# Thread: resolving forces, should be simple

1. ## resolving forces, should be simple

Two cylinders of equal radii each have weight W. They are at rest on a smooth slope of inclination A° to the horizontal, the lower of the two cylinders being in contact with a smooth vertical wall as shown in the diagram. Find, giving your answer in terms of W and A°, the magnitude of the force exerted by
a. the slope on the upper cylinder
b. the lower cylinder on the upper cylinder
c. the upper cylinder on the lower cylinder
d. the wall on the lower cylinder
e. the slope on the lower cylinder

OK so the first three are pretty obvious, a.= WcosA°, b.=c.=WsinA°
However I’m having trouble with d.

So d.=(normal contact force exerted on lower cylinder by slope resolved for the horizontal)+(normal contact force exerted on lower cylinder by upper cylinder resolved for the horizontal) = ((WcosA° resolved for the horizontal) + (WsinA° resolved for the horizontal)) = WcosA°sinA° + WsinA°cosA°=2WsinA°cosA°
However, the correct answer is 2WtanA°; where did I go wrong?

2. Originally Posted by furor celtica
Two cylinders of equal radii each have weight W. They are at rest on a smooth slope of inclination A° to the horizontal, the lower of the two cylinders being in contact with a smooth vertical wall as shown in the diagram. Find, giving your answer in terms of W and A°, the magnitude of the force exerted by
a. the slope on the upper cylinder
b. the lower cylinder on the upper cylinder
c. the upper cylinder on the lower cylinder
d. the wall on the lower cylinder
e. the slope on the lower cylinder

OK so the first three are pretty obvious, a.= WcosA°, b.=c.=WsinA°
However I’m having trouble with d.

So d.=(normal contact force exerted on lower cylinder by slope resolved for the horizontal)+(normal contact force exerted on lower cylinder by upper cylinder resolved for the horizontal) = ((WcosA° resolved for the horizontal) + (WsinA° resolved for the horizontal)) = WcosA°sinA° + WsinA°cosA°=2WsinA°cosA°
However, the correct answer is 2WtanA°; where did I go wrong?
The bits in red are where you are going wrong. It is not correct to assume that the normal force exerted by the slope is the same on the lower cylinder as it is on the upper cylinder. The horizontal force H exerted by the wall has a component normal to the slope, which has to be balanced by an increased normal force of the slope on the cylinder.

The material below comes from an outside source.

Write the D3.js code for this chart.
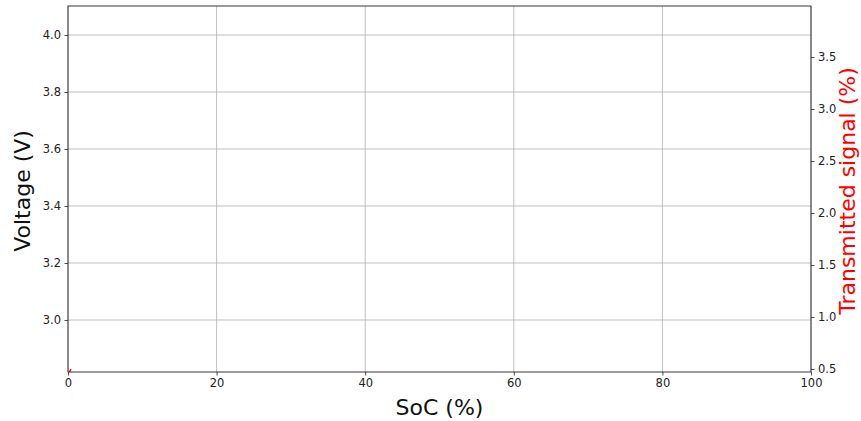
<!DOCTYPE html>
<html><head><meta charset="utf-8">
<script src="https://cdn.jsdelivr.net/npm/d3@7"></script>
<style>body{margin:0;background:#fff}svg{display:block}text{font-family:"DejaVu Sans",sans-serif}</style>
</head><body><svg id="c" width="861" height="421"></svg>
<script>
const xTicks = [0, 20, 40, 60, 80, 100];
const yLeftTicks = [3.0, 3.2, 3.4, 3.6, 3.8, 4.0];
const yRightTicks = [0.5, 1.0, 1.5, 2.0, 2.5, 3.0, 3.5];
const signalSoc = [0, 0.4];
const signalValues = [0.44, 0.5];

const svg = d3.select("#c");
const L = 68, R = 811, T = 6, B = 372;
const x = d3.scaleLinear().domain([0, 100]).range([L, R]);
const yL = d3.scaleLinear().domain([2.8175, 4.1018]).range([B, T]);
const yR = d3.scaleLinear().domain([0.471, 3.99]).range([B, T]);

svg.append("defs").append("clipPath").attr("id", "clip")
  .append("rect").attr("x", L).attr("y", T).attr("width", R - L).attr("height", B - T);

// grid
const g = svg.append("g");
g.selectAll(".gx").data(xTicks).enter().append("line")
  .attr("x1", d => x(d)).attr("x2", d => x(d)).attr("y1", T).attr("y2", B)
  .attr("stroke", "#b0b0b0").attr("stroke-width", 0.8);
g.selectAll(".gy").data(yLeftTicks).enter().append("line")
  .attr("x1", L).attr("x2", R).attr("y1", d => yL(d)).attr("y2", d => yL(d))
  .attr("stroke", "#b0b0b0").attr("stroke-width", 0.8);

// red series
const pts = signalSoc.map((s, i) => [s, signalValues[i]]);
svg.append("path").datum(pts).attr("clip-path", "url(#clip)")
  .attr("d", d3.line().x(d => x(d[0])).y(d => yR(d[1])))
  .attr("fill", "none").attr("stroke", "red").attr("stroke-width", 1.5);

// axes
const fmt1 = d3.format(".1f");
const ax = svg.append("g").attr("transform", `translate(0,${B})`)
  .call(d3.axisBottom(x).tickValues(xTicks).tickSize(3.5).tickPadding(3.5).tickFormat(d3.format("d")));
const ayl = svg.append("g").attr("transform", `translate(${L},0)`)
  .call(d3.axisLeft(yL).tickValues(yLeftTicks).tickSize(3.5).tickPadding(3.5).tickFormat(fmt1));
const ayr = svg.append("g").attr("transform", `translate(${R},0)`)
  .call(d3.axisRight(yR).tickValues(yRightTicks).tickSize(3.5).tickPadding(3.5).tickFormat(fmt1));
[ax, ayl, ayr].forEach(a => {
  a.select(".domain").remove();
  a.selectAll("text").attr("font-size", 11.5).attr("fill", "#222").attr("font-family", "DejaVu Sans");
  a.selectAll("line").attr("stroke", "#222").attr("stroke-width", 0.8);
});

// frame
svg.append("rect").attr("x", L).attr("y", T).attr("width", R - L).attr("height", B - T)
  .attr("fill", "none").attr("stroke", "#222").attr("stroke-width", 0.9);

// labels
svg.append("text").attr("x", (L + R) / 2).attr("y", 415).attr("text-anchor", "middle")
  .attr("font-size", 22).attr("fill", "#111").text("SoC (%)");
svg.append("text").attr("transform", `translate(30,191) rotate(-90)`).attr("text-anchor", "middle")
  .attr("font-size", 22).attr("fill", "#111").text("Voltage (V)");
svg.append("text").attr("transform", `translate(855,191) rotate(-90)`).attr("text-anchor", "middle")
  .attr("font-size", 22).attr("fill", "red").text("Transmitted signal (%)");
</script></body></html>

The best way to deal with part d. is to resolve the forces on the lower cylinder in the direction of the slope. You will then have a component HcosA° of the horizontal force, balanced by a component WsinA° of the weight of the lower cylinder plus another WsinA° given by the normal contact force exerted on lower cylinder by upper cylinder.

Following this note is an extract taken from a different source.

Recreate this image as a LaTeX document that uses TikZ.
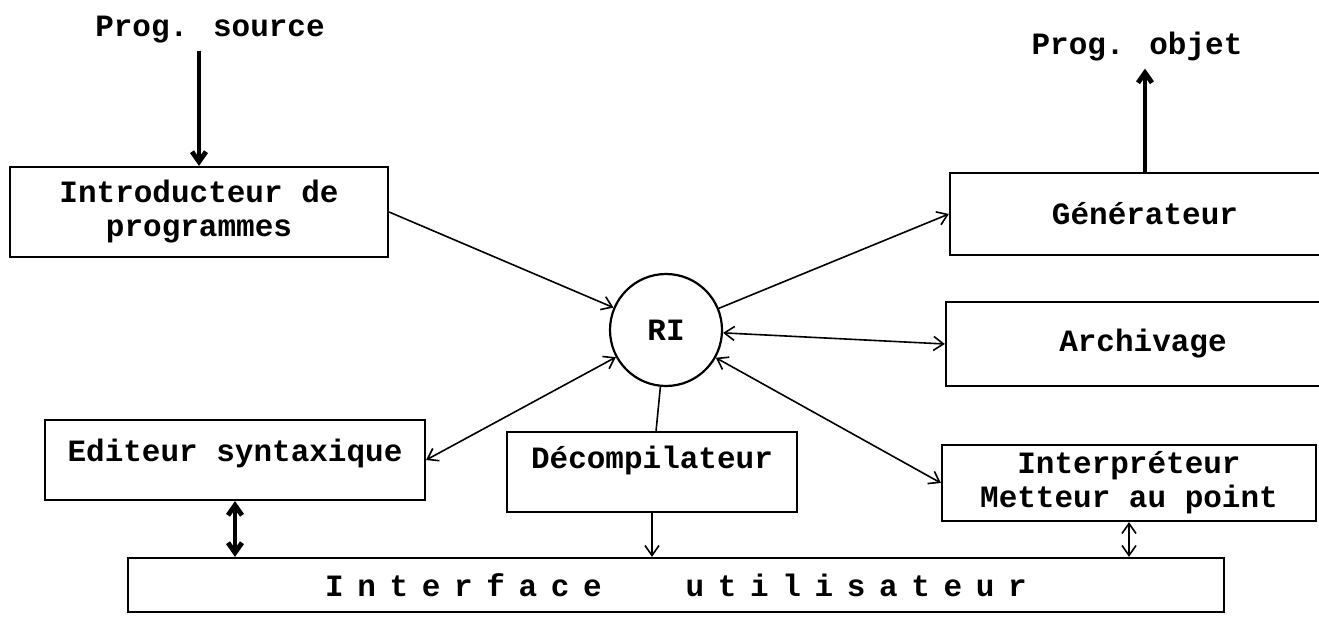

3. thanks for your time man

ok so i get it now, i forgot the force exerted by the wall on the lower cylinder in calculating the normal reaction of the slope on this cylinder
so it gives this
H= WsinAcosA + (WcosA + HsinA)sinA
H-H(sinA)^2= 2WsinAcosA
H=(2WsinAcosA)/(1-(sinA)^2)=2WtanA
but this explanation require the identity (cosA)^2=(1-(sinA)^2), and i'm not sure i'm supposed to use this identity at this stage in my course. is there an alternate method of calculation to find the result 2WtanA?

4. Or maybe another way to solve d, other than the explanation I posted on PHF, is:

Find the force P which maintains the cylinder stationary on the slope (assume no friction)

Then, you apply the same principle with the two cylinders.